Aside from his tariff idea, Trump also wants to renegotiate the North American Free Trade Agreement and other trade pacts that disadvantage US workers, as well as penalize countries that deliberately weaken their own currencies.

Another Great Depression in the making?

Trump’s tariff might stop China from winning—but in the short term, it would throw the global economy and financial markets into a tailspin, says Robert Scott, economist at EPI.

For one thing, it could cause a big contraction in the US economy. The US no longer makes most of the stuff it buys from China, and Apple’s Steve Jobs famously concluded that those jobs are never coming back—not just because of cost, but because China now has the world’s most sophisticated manufacturing infrastructure.

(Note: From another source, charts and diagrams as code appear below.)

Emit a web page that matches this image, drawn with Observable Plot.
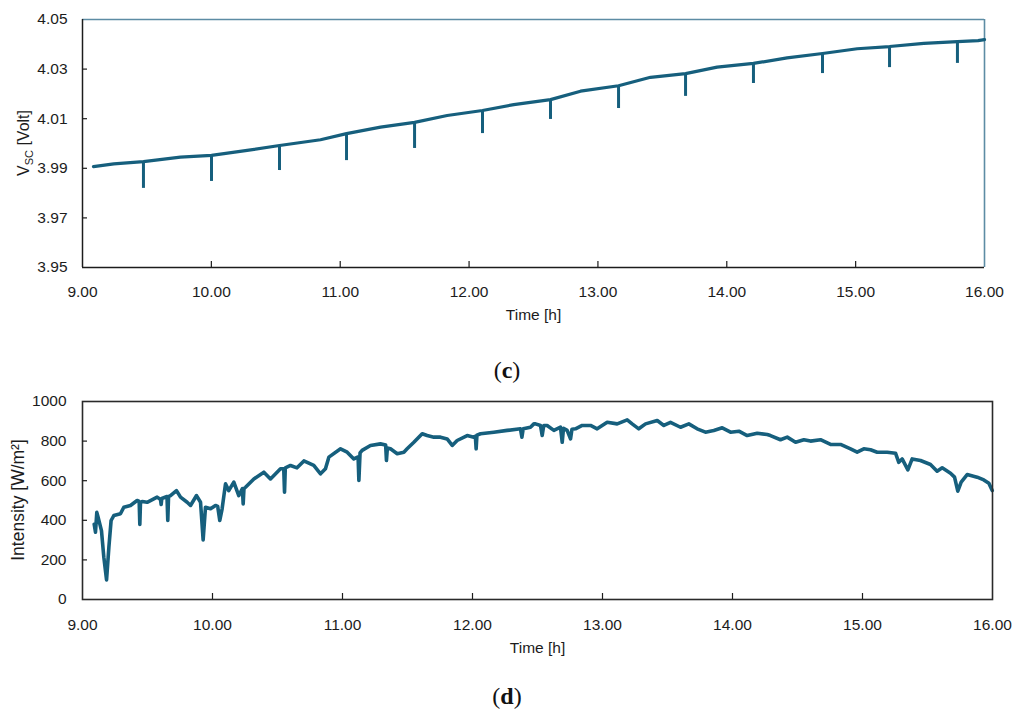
<!DOCTYPE html>
<html><head><meta charset="utf-8">
<script src="https://cdn.jsdelivr.net/npm/d3@7"></script>
<script src="https://cdn.jsdelivr.net/npm/@observablehq/plot@0.6"></script>
<style>
body{margin:0;background:#fff;}
#wrap{position:relative;width:1025px;height:713px;overflow:hidden;background:#fff;}
.panel{position:absolute;left:0;}
.cap{position:absolute;font-family:"Liberation Serif","DejaVu Serif",serif;font-size:24px;line-height:24px;color:#111;transform:translateX(-50%);white-space:nowrap;}
</style></head><body><div id="wrap"></div>
<script>
// ---- shared ticks ----
const xTickValues = [9, 10, 11, 12, 13, 14, 15, 16];
const vTickValues = [3.95, 3.97, 3.99, 4.01, 4.03, 4.05];
const iTickValues = [0, 200, 400, 600, 800, 1000];

// ---- panel (c): supercapacitor voltage ----
const vTime  = [9.085, 9.243, 9.473, 9.76, 10.001, 10.278, 10.529, 10.847, 11.049, 11.313, 11.577, 11.83, 12.104, 12.347, 12.632, 12.865, 13.160, 13.408, 13.680, 13.925, 14.207, 14.468, 14.743, 15.012, 15.263, 15.529, 15.790, 15.95, 16.0];
const vValue = [3.9907, 3.9918, 3.9927, 3.9945, 3.9952, 3.9972, 3.9992, 4.0015, 4.0040, 4.0066, 4.0085, 4.0113, 4.0133, 4.0157, 4.0177, 4.0211, 4.0233, 4.0267, 4.0282, 4.0308, 4.0323, 4.0345, 4.0363, 4.0382, 4.0391, 4.0404, 4.0411, 4.0415, 4.0419];
const spikeTime = [9.473, 10.001, 10.529, 11.049, 11.577, 12.104, 12.632, 13.160, 13.680, 14.207, 14.743, 15.263, 15.790];
const spikeTop  = [3.9927, 3.9952, 3.9992, 4.0040, 4.0085, 4.0133, 4.0177, 4.0233, 4.0282, 4.0323, 4.0363, 4.0391, 4.0411];
const spikeLow  = [3.9819, 3.9847, 3.9891, 3.9931, 3.9980, 4.0040, 4.0097, 4.0141, 4.0190, 4.0242, 4.0282, 4.0306, 4.0323];

// ---- panel (d): irradiance ----
const iTime = [9.090,9.100,9.110,9.120,9.146,9.164,9.185,9.203,9.220,9.241,9.292,9.318,9.369,9.420,9.436,9.441,9.446,9.459,9.497,9.574,9.600,9.605,9.610,9.650,9.656,9.662,9.677,9.723,9.754,9.805,9.831,9.877,9.908,9.928,9.946,9.985,10.023,10.040,10.056,10.074,10.100,10.125,10.164,10.202,10.230,10.236,10.242,10.254,10.318,10.395,10.446,10.523,10.548,10.554,10.560,10.600,10.650,10.703,10.779,10.831,10.869,10.895,10.985,11.036,11.087,11.120,11.126,11.135,11.151,11.215,11.292,11.332,11.338,11.345,11.369,11.421,11.472,11.497,11.549,11.613,11.651,11.703,11.754,11.805,11.844,11.882,11.959,12.010,12.022,12.028,12.034,12.062,12.164,12.267,12.369,12.380,12.390,12.446,12.472,12.485,12.523,12.536,12.548,12.574,12.626,12.677,12.690,12.700,12.728,12.754,12.765,12.792,12.844,12.908,12.959,13.036,13.113,13.190,13.228,13.279,13.331,13.421,13.472,13.523,13.600,13.664,13.728,13.792,13.856,13.921,13.985,14.049,14.113,14.190,14.267,14.292,14.369,14.421,14.485,14.549,14.600,14.677,14.754,14.831,14.908,14.959,15.010,15.062,15.113,15.190,15.254,15.279,15.305,15.349,15.382,15.446,15.523,15.574,15.613,15.677,15.708,15.733,15.759,15.805,15.882,15.933,15.972,15.998];
const iValue = [380,340,440,416,348,214,99,264,399,424,433,466,475,500,495,379,490,495,491,517,505,480,510,520,399,520,525,550,517,491,475,525,491,301,466,458,475,470,399,458,584,550,593,525,560,483,560,567,609,643,609,660,660,542,665,677,665,700,677,635,660,719,761,744,710,720,601,740,753,778,786,780,702,765,761,736,744,761,794,837,828,820,820,811,778,803,828,820,825,761,830,837,845,854,862,820,862,870,887,887,879,828,879,879,854,870,794,865,854,811,860,862,879,879,862,895,887,907,887,862,887,904,879,895,870,887,862,845,854,867,845,850,828,840,833,828,807,820,794,807,800,807,783,783,761,744,761,756,744,744,739,693,710,655,710,702,682,648,665,638,618,547,593,631,618,604,587,550];

const lineColor = "#165f7d";
const ink = "#1c1c1c";
const fontStack = "'Liberation Sans', Arial, sans-serif";
const f2 = d3.format(".2f");

const voltData = vTime.map((t, i) => ({t, v: vValue[i]}));
const spikeData = spikeTime.map((t, i) => ({t, top: spikeTop[i], low: spikeLow[i]}));
const irrData = iTime.map((t, i) => ({t, v: iValue[i]}));

const wrap = document.getElementById("wrap");

// Panel c
const cW = 1025, cH = 345, cMT = 19, cMB = 78, cML = 82, cMR = 41;
const cIW = cW - cML - cMR, cIH = cH - cMT - cMB;
const plotC = Plot.plot({
  width: cW, height: cH, marginTop: cMT, marginBottom: cMB, marginLeft: cML, marginRight: cMR,
  style: {fontFamily: fontStack, fontSize: "15.5px", color: ink, background: "transparent", overflow: "visible"},
  x: {domain: [9, 16]},
  y: {domain: [3.95, 4.05]},
  marks: [
    Plot.ruleY([4.05], {stroke: "#5d8ca4", strokeWidth: 1.6}),
    Plot.ruleX([16], {stroke: "#5d8ca4", strokeWidth: 1.6}),
    Plot.line(voltData, {x: "t", y: "v", stroke: lineColor, strokeWidth: 3.2, strokeLinejoin: "round"}),
    Plot.ruleX(spikeData, {x: "t", y1: "top", y2: "low", stroke: lineColor, strokeWidth: 3}),
    Plot.ruleY([3.95], {stroke: ink, strokeWidth: 1.5}),
    Plot.ruleX([9], {stroke: ink, strokeWidth: 1.5}),
    Plot.tickX(xTickValues.slice(1, -1), {x: d => d, insetTop: cIH - 6, stroke: ink, strokeWidth: 1.2}),
    Plot.tickY(vTickValues.slice(1, -1), {y: d => d, insetRight: cIW - 5, stroke: ink, strokeWidth: 1.2}),
    Plot.axisX({ticks: xTickValues, tickFormat: f2, tickSize: 0, tickPadding: 18, label: null}),
    Plot.axisY({ticks: vTickValues, tickFormat: f2, tickSize: 0, tickPadding: 15, label: null}),
    Plot.text(["Time [h]"], {text: d => d, frameAnchor: "bottom", dy: 52, fontSize: 15.5, fill: ink})
  ]
});
plotC.classList.add("panel");
plotC.style.top = "0px";
wrap.appendChild(plotC);
{
  const t = d3.select(plotC).append("text")
    .attr("transform", `translate(29,${cMT + cIH / 2}) rotate(-90)`)
    .attr("text-anchor", "middle")
    .attr("fill", ink)
    .style("font-family", fontStack)
    .style("font-size", "16px");
  t.append("tspan").text("V");
  t.append("tspan").attr("font-size", "11px").attr("dy", 3.5).text("SC");
  t.append("tspan").attr("dy", -3.5).text(" [Volt]");
}

// Panel d
const dTop = 380;
const dW = 1025, dH = 290, dMT = 21, dMB = 71, dML = 82, dMR = 33;
const dIW = dW - dML - dMR, dIH = dH - dMT - dMB;
const plotD = Plot.plot({
  width: dW, height: dH, marginTop: dMT, marginBottom: dMB, marginLeft: dML, marginRight: dMR,
  style: {fontFamily: fontStack, fontSize: "15.5px", color: ink, background: "transparent", overflow: "visible"},
  x: {domain: [9, 16]},
  y: {domain: [0, 1000]},
  marks: [
    Plot.line(irrData, {x: "t", y: "v", stroke: lineColor, strokeWidth: 3.6, strokeLinejoin: "round"}),
    Plot.frame({stroke: "#2a2a2a", strokeWidth: 1.6}),
    Plot.tickX(xTickValues.slice(1, -1), {x: d => d, insetTop: dIH - 6, stroke: ink, strokeWidth: 1.2}),
    Plot.tickY(iTickValues.slice(1, -1), {y: d => d, insetRight: dIW - 5, stroke: ink, strokeWidth: 1.2}),
    Plot.axisX({ticks: xTickValues, tickFormat: f2, tickSize: 0, tickPadding: 19, label: null}),
    Plot.axisY({ticks: iTickValues, tickFormat: d => String(d), tickSize: 0, tickPadding: 16, label: null}),
    Plot.text(["Time [h]"], {text: d => d, frameAnchor: "bottom", dy: 53, fontSize: 15.5, fill: ink})
  ]
});
plotD.classList.add("panel");
plotD.style.top = dTop + "px";
wrap.appendChild(plotD);
d3.select(plotD).append("text")
  .attr("transform", `translate(24,${dMT + dIH / 2}) rotate(-90)`)
  .attr("text-anchor", "middle")
  .attr("fill", ink)
  .style("font-family", fontStack)
  .style("font-size", "17.5px")
  .text("Intensity [W/m²]");

// captions
function caption(letter, cx, cy) {
  const d = document.createElement("div");
  d.className = "cap";
  d.style.left = cx + "px";
  d.style.top = (cy - 12) + "px";
  d.innerHTML = "(<b>" + letter + "</b>)";
  wrap.appendChild(d);
}
caption("c", 507, 370);
caption("d", 507, 696);
</script></body></html>
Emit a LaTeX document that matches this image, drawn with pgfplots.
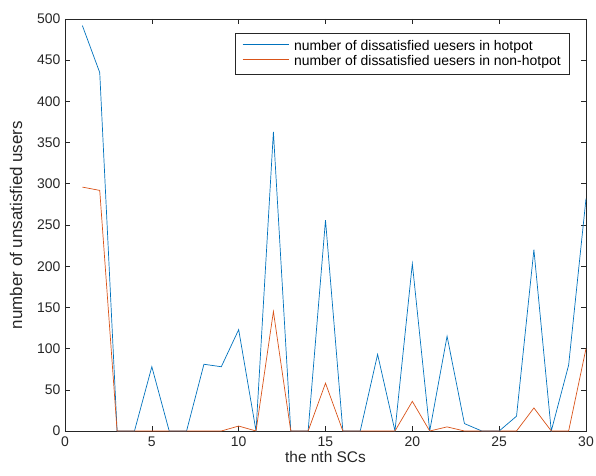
\documentclass[border=0pt]{standalone}
\usepackage{fontspec}
\setmainfont{Liberation Sans}
\usepackage{pgfplots}
\pgfplotsset{compat=1.18}
\definecolor{mblue}{rgb}{0,0.447,0.741}
\definecolor{morange}{rgb}{0.85,0.325,0.098}
\definecolor{axgray}{rgb}{0.15,0.15,0.15}
\begin{document}
\begin{tikzpicture}
\begin{axis}[
  name=ax,
  scale only axis,
  width=521bp, height=412bp,
  xmin=0, xmax=30, ymin=0, ymax=500,
  xtick={0,5,...,30}, ytick={0,50,...,500},
  tick align=inside,
  major tick length=5bp,
  axis line style={axgray, line width=0.6pt},
  tick style={axgray, line width=0.6pt},
  ticklabel style={font=\fontsize{14}{16}\selectfont, text=axgray},
  xticklabel style={yshift=-2bp},
  yticklabel style={xshift=-1bp},
  /pgf/number format/assume math mode=true,
  xlabel={the nth SCs},
  ylabel={number of unsatisfied users},
  xlabel style={font=\fontsize{15.5}{17}\selectfont, text=axgray, yshift=2bp},
  ylabel style={font=\fontsize{17}{19}\selectfont, text=axgray, yshift=8bp},
  legend style={
    at={([xshift=-16bp,yshift=-14bp]rel axis cs:1,1)}, anchor=north east,
    draw=axgray, line width=0.6pt,
    font=\fontsize{14}{16}\selectfont,
    inner xsep=7bp, inner ysep=5bp,
    row sep=0bp, column sep=3bp,
  },
  legend cell align=left,
  legend image code/.code={%
    \draw[#1] (0bp,2bp) -- (46bp,2bp);},
]
\addplot[mblue, line width=0.7pt] coordinates {
 (1,492) (2,435) (3,0) (4,0) (5,78) (6,0) (7,0) (8,81) (9,78) (10,123)
 (11,0) (12,363) (13,0) (14,0) (15,256) (16,0) (17,0) (18,93) (19,0) (20,203)
 (21,0) (22,115) (23,9) (24,0) (25,0) (26,18) (27,220) (28,0) (29,80) (30,282)
};
\addlegendentry{number of dissatisfied uesers in hotpot}
\addplot[morange, line width=0.7pt] coordinates {
 (1,296) (2,292) (3,0) (4,0) (5,0) (6,0) (7,0) (8,0) (9,0) (10,6)
 (11,0) (12,145) (13,0) (14,0) (15,58) (16,0) (17,0) (18,0) (19,0) (20,36)
 (21,0) (22,5) (23,0) (24,0) (25,0) (26,0) (27,28) (28,0) (29,0) (30,100)
};
\addlegendentry{number of dissatisfied uesers in non-hotpot}
\end{axis}
\pgfresetboundingbox
\path ([xshift=-65bp,yshift=-45bp]ax.south west) rectangle ([xshift=10bp,yshift=19bp]ax.north east);
\end{tikzpicture}
\end{document}
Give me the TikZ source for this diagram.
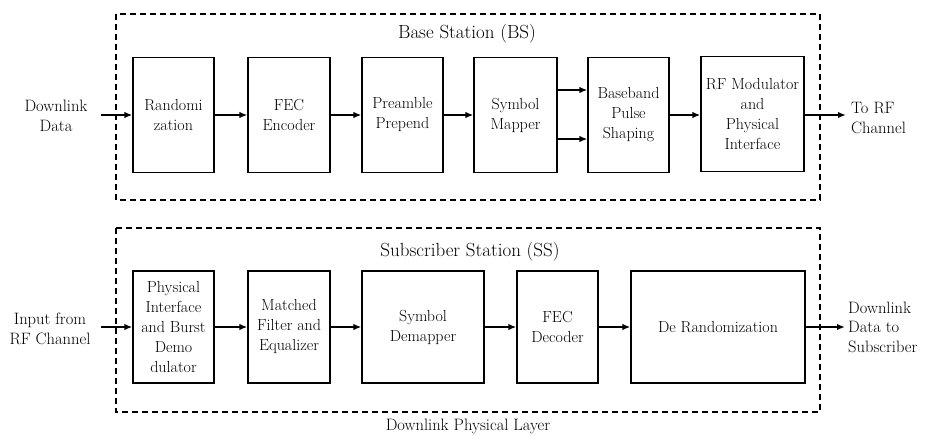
\documentclass[tikz,border=0pt]{standalone}
\usetikzlibrary{arrows.meta}
\begin{document}
\begin{tikzpicture}[x=1pt,y=-1pt,
  blk/.style={draw,line width=1.3pt,align=center,inner sep=1pt,
    font=\fontsize{16}{20}\selectfont},
  lbl/.style={align=center,inner sep=1pt,font=\fontsize{16.5}{19.5}\selectfont},
  ttl/.style={inner sep=0pt,font=\fontsize{19}{22}\selectfont},
  grp/.style={draw,line width=1.3pt,dash pattern=on 6pt off 4pt},
  arr/.style={line width=1.6pt,-{Latex[length=8pt,width=6.5pt]}}]
\useasboundingbox (0,0) rectangle (926,436);
% groups
\draw[grp] (116,14) rectangle (820,200);
\draw[grp] (116,228) rectangle (820,412);
\node[ttl] (bs) at (467,34) {Base Station (BS)};
\node[ttl] (ss) at (470,252) {Subscriber Station (SS)};
\node[lbl] (dpl) at (468,426) {Downlink Physical Layer};
% top chain
\node[blk,minimum width=81pt,minimum height=115pt] (rand) at (173.5,115) {Randomi\\zation};
\node[blk,minimum width=82pt,minimum height=115pt] (fec) at (289,115) {FEC\\Encoder};
\node[blk,minimum width=81pt,minimum height=115pt] (pre) at (402.5,115) {Preamble\\Prepend};
\node[blk,minimum width=83pt,minimum height=115pt] (sym) at (515.5,115) {Symbol\\Mapper};
\node[blk,minimum width=81pt,minimum height=115pt] (bb) at (628.5,115) {Baseband\\Pulse\\Shaping};
\node[blk,minimum width=103pt,minimum height=115pt] (rf) at (752.5,114) {RF Modulator\\and\\Physical\\Interface};
\node[lbl] (dl) at (56,116) {Downlink\\Data};
\node[lbl,align=left,anchor=west] (torf) at (850,118) {To RF\\Channel};
\coordinate (dlo) at (101,115);
\coordinate (rfo) at (846,115);
\draw[arr] (dlo) -- (rand.west);
\draw[arr] (rand) -- (fec);
\draw[arr] (fec) -- (pre);
\draw[arr] (pre) -- (sym);
\draw[arr] ([yshift=25pt]sym.east) -- ([yshift=25pt]bb.west);
\draw[arr] ([yshift=-24pt]sym.east) -- ([yshift=-24pt]bb.west);
\draw[arr] (bb) -- (bb -| rf.west);
\draw[arr] (rf.east |- rfo) -- (rfo);
% bottom chain
\node[blk,minimum width=81pt,minimum height=112pt] (phy) at (173.5,327) {Physical\\Interface\\and Burst\\Demo\\dulator};
\node[blk,minimum width=82pt,minimum height=112pt] (mf) at (289,327) {Matched\\Filter and\\Equalizer};
\node[blk,minimum width=122pt,minimum height=112pt] (sd) at (423,327) {Symbol\\Demapper};
\node[blk,minimum width=81pt,minimum height=112pt] (fd) at (557.5,327) {FEC\\Decoder};
\node[blk,minimum width=174pt,minimum height=112pt] (dr) at (718,327) {De Randomization};
\node[lbl] (inp) at (50,329) {Input from\\RF Channel};
\node[lbl,align=left,anchor=west] (dds) at (847,327) {Downlink\\Data to\\Subscriber};
\coordinate (inpo) at (101,327);
\coordinate (ddso) at (845,327);
\draw[arr] (inpo) -- (phy.west);
\draw[arr] (phy) -- (mf);
\draw[arr] (mf) -- (sd);
\draw[arr] (sd) -- (fd);
\draw[arr] (fd) -- (dr);
\draw[arr] (dr.east) -- (ddso);
\end{tikzpicture}
\end{document}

Even assuming Trump finds some way to change that dynamic, it would take a long time to build those US factories and retrain workers. In the meantime, consumers would have to swallow much higher costs on the goods they buy from China, leaving them with less money to spend on everything else.

“For instance, we don’t make iPhones in the US,” says Scott. “The price of iPhones will increase from $600 to maybe $900 in a way that might suck more money out of the economy as it reduces spending power.”

It’s not just the US that would suffer. Because Americans buy goods from all over, the US is the main engine of global growth. A sudden spate of US penny-pinching could plunge the world economy into a downturn, or worse. And of course, the sudden shrinking of American demand would hurt China’s economy too, prompting mass layoffs as foreign companies pulled out and domestic firms shuttered factories—likely forcing that “hard landing” that its leaders have been so keen to avoid.

The end result could include a stock market crash as investors bail on Apple, Walmart, and other companies that sell China-made goods in the US. Stock prices of companies that depend on Chinese consumption would nosedive too.

China could retaliate with its own tariffs on US goods. However, if it did so, it would merely be shooting itself in the foot, says Scott. Most of what China imports from the US goes into making goods that it then ships back to America—things like scrap paper and steel, basic chemicals, raw plastic, and microchips. That means tariffs on US imports would up increasing the costs paid by its own manufacturers.

What Trump gets (sort of) right

This all sounds pretty chaotic. However, after the tumult subsided, Trump’s Chinese import tariff would benefit the US economy, says EPI’s Scott, emphasizing that he’s not endorsing Trump, just giving a dispassionate economic analysis of his policies.

“In the long run, if we could substantially reduce the trade deficit with China we would create millions of jobs in the US, and that would be very good for our economy,” he says. “It would reduce the federal budget deficit and stimulate the economy at no cost to the federal government other than the minor cost of sending lawyers to the WTO.”

Many economists and lawmakers blanch at this pro-tariff approach, labeling it either protectionism or dangerous geopolitical brinkmanship. But this free market consensus among the US political establishment is precisely what Trump and his Democratic counterpart Bernie Sanders have had so much success in opposing. Their worry is that pro-free trade policies championed by every president since Ronald Reagan have opened up American markets without extracting equal concessions from trade partners. That lets other countries subsidize their own exports, putting Americans out of jobs.

Though Trump’s philosophy usually sounds wantonly pro-America, it’s hard to argue with the fact that a more balanced US economy would help force other countries to boost their own consumption too. Over time, that would lessen the now rampant risk of world-rattling banking crises and sovereign debt defaults. This would also shift wealth to middle-class consumers everywhere, creating new locomotives of global growth.

The problem with Trump’s vision is, it’s not clear when the benefits would smooth out the chaos caused. “As Keynes said, ‘In the long run, we are all dead,'” says Scott. “So we have to hope that we would still be around to enjoy the benefits of what Trump is proposing to do.”